Kim Green from CARE says that reducing child exploitation by foreign visitors can

only be achieved by strictly punishing offenders.

"The issue is law enforcement and the government needing to put the fear of

God into foreign men to stop them from coming," she says.

Rosanna Barbero, the director of Oxfam's Womyn's Agenda for Change, says poverty

is the overriding factor forcing women into prostitution.

"The starting point is not the people in the brothel," Barbero says. "The

burgeoning sexual industry is the outcome of the growing social and economic difficulties

faced by the majority of the Cambodian population to sustain a livelihood."

She says that the increasing cost of health care and education means more and more

families end up in debt. This, coupled with rising unemployment, is forcing thousands

of young people to leave their villages in search of work in urban areas.

"They end up doing what they can when the only thing they have left is their

bodies. They have no skills, they have no assets," Barbero says.

Gray from World Vision shares Barbero's focus on the need to cut poverty.
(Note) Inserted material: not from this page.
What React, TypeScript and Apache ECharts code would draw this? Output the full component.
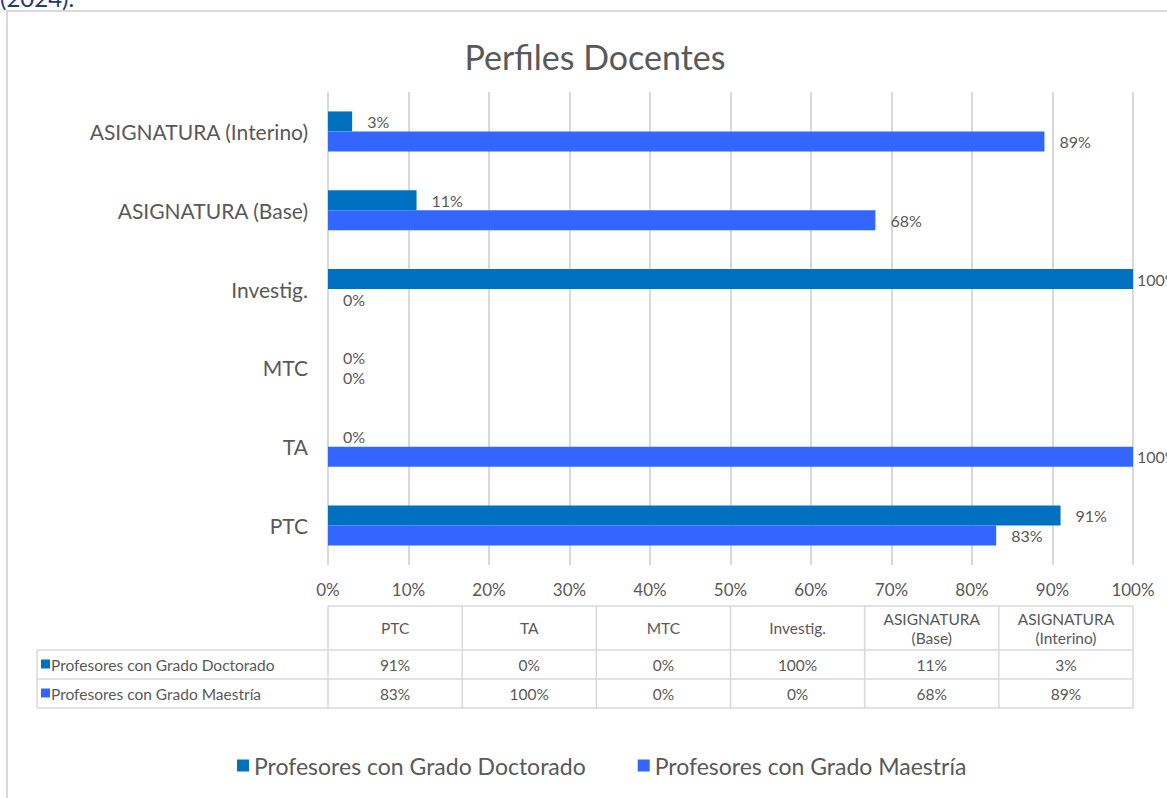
import React, { useEffect, useRef } from "react";
import * as echarts from "echarts";

const categories = ["PTC", "TA", "MTC", "Investig.", "ASIGNATURA (Base)", "ASIGNATURA (Interino)"];
const tableHeaders = ["PTC", "TA", "MTC", "Investig.", "ASIGNATURA\n(Base)", "ASIGNATURA\n(Interino)"];
const seriesNames = ["Profesores con Grado Doctorado", "Profesores con Grado Maestría"];
const doctorado = [91, 0, 0, 100, 11, 3];
const maestria = [83, 100, 0, 0, 68, 89];
const colors = ["#0070C0", "#3366FF"];
const xTicks = { min: 0, max: 100, interval: 10 };

const FONT = "Lato, 'Open Sans', sans-serif";
const GRAY = "#595959";
const LINE = "#D9D9D9";

export default function App() {
  const ref = useRef<HTMLDivElement>(null);
  useEffect(() => {
    if (!ref.current) return;
    const chart = echarts.init(ref.current, null, { renderer: "svg" });
    const gx0 = 328, gx1 = 1133;
    const colW = (gx1 - gx0) / categories.length;
    const hdrTop = 606, hdrH = 44, rowH = 29, legX = 37;
    const rowsTop = hdrTop + hdrH;
    const g: any[] = [];
    // frame
    g.push({ type: "rect", shape: { x: 7, y: 11, width: 1300, height: 900 }, style: { fill: "none", stroke: LINE, lineWidth: 2 }, silent: true });
    g.push({ type: "text", x: 0, y: -15, style: { text: "(2024).", fill: "#1F3B73", font: `24px ${FONT}` } });
    // table horizontal lines
    g.push({ type: "line", shape: { x1: gx0, y1: hdrTop, x2: gx1, y2: hdrTop }, style: { stroke: LINE, lineWidth: 1.5 } });
    for (let r = 0; r <= 2; r++) {
      const y = rowsTop + r * rowH;
      g.push({ type: "line", shape: { x1: legX, y1: y, x2: gx1, y2: y }, style: { stroke: LINE, lineWidth: 1.5 } });
    }
    // vertical lines
    g.push({ type: "line", shape: { x1: legX, y1: rowsTop, x2: legX, y2: rowsTop + 2 * rowH }, style: { stroke: LINE, lineWidth: 1.5 } });
    for (let c = 0; c <= categories.length; c++) {
      const x = gx0 + c * colW;
      g.push({ type: "line", shape: { x1: x, y1: hdrTop, x2: x, y2: rowsTop + 2 * rowH }, style: { stroke: LINE, lineWidth: 1.5 } });
    }
    tableHeaders.forEach((h, i) => {
      g.push({ type: "text", x: gx0 + (i + 0.5) * colW, y: hdrTop + hdrH / 2, style: { text: h, fill: GRAY, font: `15.5px ${FONT}`, align: "center", verticalAlign: "middle", lineHeight: 19 } });
    });
    [doctorado, maestria].forEach((arr, r) => {
      const cy = rowsTop + (r + 0.5) * rowH;
      g.push({ type: "rect", shape: { x: legX + 4, y: cy - 5, width: 9, height: 9 }, style: { fill: colors[r] } });
      g.push({ type: "text", x: legX + 14, y: cy, style: { text: seriesNames[r], fill: GRAY, font: `15.5px ${FONT}`, verticalAlign: "middle" } });
      arr.forEach((v, i) => {
        g.push({ type: "text", x: gx0 + (i + 0.5) * colW, y: cy, style: { text: v + "%", fill: GRAY, font: `15.5px ${FONT}`, align: "center", verticalAlign: "middle" } });
      });
    });

    const toData = (arr: number[]) => arr.map((v) => (v >= xTicks.max ? { value: v, label: { distance: 4 } } : v));
    const lbl = { show: true, position: "right", distance: 15, formatter: "{c}%", color: GRAY, fontSize: 16, fontFamily: FONT };

    chart.setOption({
      animation: false,
      textStyle: { fontFamily: FONT },
      title: { text: "Perfiles Docentes", left: 590, top: 34, textAlign: "center", textStyle: { color: GRAY, fontSize: 34, fontWeight: "normal", fontFamily: FONT } },
      grid: { left: gx0, right: 1167 - gx1, top: 92, bottom: 798 - 565, containLabel: false },
      legend: {
        left: 232, top: 749, itemWidth: 12, itemHeight: 12, itemGap: 52, icon: "rect",
        textStyle: { color: GRAY, fontSize: 23, fontFamily: FONT },
        data: seriesNames,
      },
      xAxis: {
        type: "value", min: xTicks.min, max: xTicks.max, interval: xTicks.interval,
        axisLabel: { formatter: "{value}%", color: GRAY, fontSize: 17, margin: 16, fontFamily: FONT },
        splitLine: { show: true, lineStyle: { color: LINE, width: 2 } },
        axisLine: { show: false }, axisTick: { show: false },
      },
      yAxis: {
        type: "category", data: categories,
        axisLabel: { color: GRAY, fontSize: 21, margin: 20, fontFamily: FONT },
        axisLine: { show: false }, axisTick: { show: false },
      },
      series: [
        { name: seriesNames[0], type: "bar", data: toData(doctorado), barWidth: 20, barGap: "0%", itemStyle: { color: colors[0] }, label: lbl },
        { name: seriesNames[1], type: "bar", data: toData(maestria), barWidth: 20, barGap: "0%", itemStyle: { color: colors[1] }, label: lbl },
      ],
      graphic: g,
    });
    return () => chart.dispose();
  }, []);
  return <div ref={ref} style={{ position: "absolute", left: 0, top: 0, width: 1167, height: 798, background: "#fff" }} />;
}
"The easy issue is to shut the brothels down, but the harder issue to address

is the social issues of why people have poverty, and also the profiteering from this

trade," he says. "Police action needs to link with measures to build livelihood

alternatives. Child protection concerns such as sexual exploitation will continue

to emerge while basic livelihood needs of families cannot be met."

But that will take time. What is clear is the complete difference in opinion on the

action needed between some authorities and those whose lives are affected by their

decisions.

NGO staff and sex workers say the women have no option but to sell their bodies,

and that the sex trade will continue. But Sophara believes that closing brothels

reduces demand, and said it is easy for the women to find other work.

"They should get another job like [working in a] garment factory, working in

rice fields, as motodups, soft drink sellers, [running] small shops, or go to school,"

he said. "There are many jobs they can do, not just working in brothels."